There was no other details provided, but I’m guessing that means anyone who is not homeowner occupied and considered to be the owner of investment property.

But we should definitely ask Alderman Hirsch for more data on this finding.

There is a video of this meeting on the City of Somerville website. I encourage you to watch it for more details.

Also Billy, Katjiana got back to me about meetings this week—

Tomorrow, Wednesday 4/11 is a public meeting to discuss the transfer tax not more public speaking only board discussion.

Thursday night is regular BOA meeting, there may be more discussion when Legislative Matter Committee report is read. After Wednesday, details might change.

Judy Locchi Jacobs

3 thoughts on “Somerville Speakup Line:Board of Aldermen Meetings With Further Discussion on Transfer Fee Tax Issue”

  1. My husband and I attended the meeting last night as well. What was up with the low turnout? Even though we were unable to add to the dialogue, surely a better turnout would have made a silent statement. We were pleased that Ms. Rossetti started the evening with her comments; we believe her statements and opinions set the tone for the evening.

  2. I’m very disturbed that our Alderman don’t have the balls to tell the Mayor to US mail all home owner about this very important issues. Regardless of who pays this tax, it will significantly effect property values in a negative way in this town, and likely end “Somerville’s Hot Real Estate Market”.

    The plan is to help those who make up to 150% of the Boston median income in Boston ($110K/year), so folks making up to $161K/years. The median household income of Somerville Home Owners is only $66K/year. This is a reverse Robin Hood.
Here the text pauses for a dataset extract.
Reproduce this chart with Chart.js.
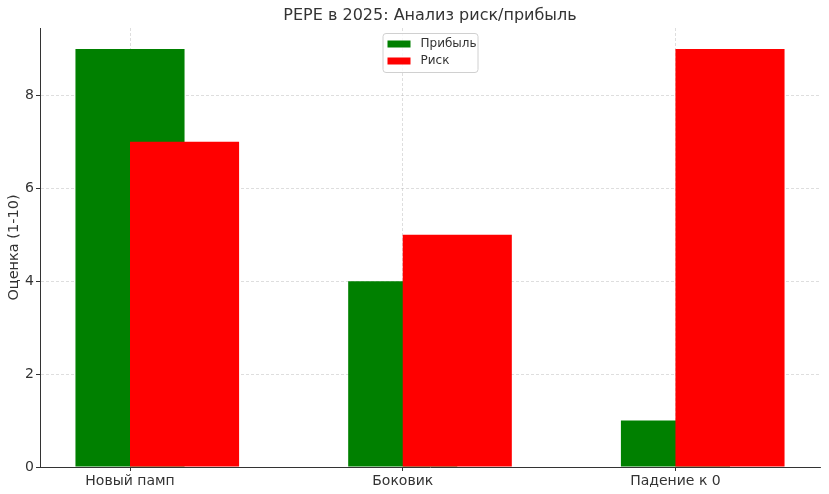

    Our property values are going to fall, as a properties with transfer tax attached are worth less – no math required and it’s at least as bad as a lien.

    It get’s worse – out tax payments will be given to folks who make up to three times what we earn, so they can afford to buy our property.

    If your head is spinning, it should be. You are not possessed, but your Alderman appears to be. Write them to tell them NO TRANSFER TAX.
    boardofaldermen@somervillema.gov

  3. The issue appears to be the desire to generate more money. Why not have EVERY one contribute? Maybe a move in tax of a hundred.

    For those who cannot pay it – community service of 2 days where they do something to maintain / improve the housing stock the city owns. People do not need skills to sweep, or cut a lawn, or rake, or paint.

    On the 4 proposals to generate more money – will this include hiring more city employees OR will it go towards housing?

    What happened to the CPA that is paid in every prop tax bill?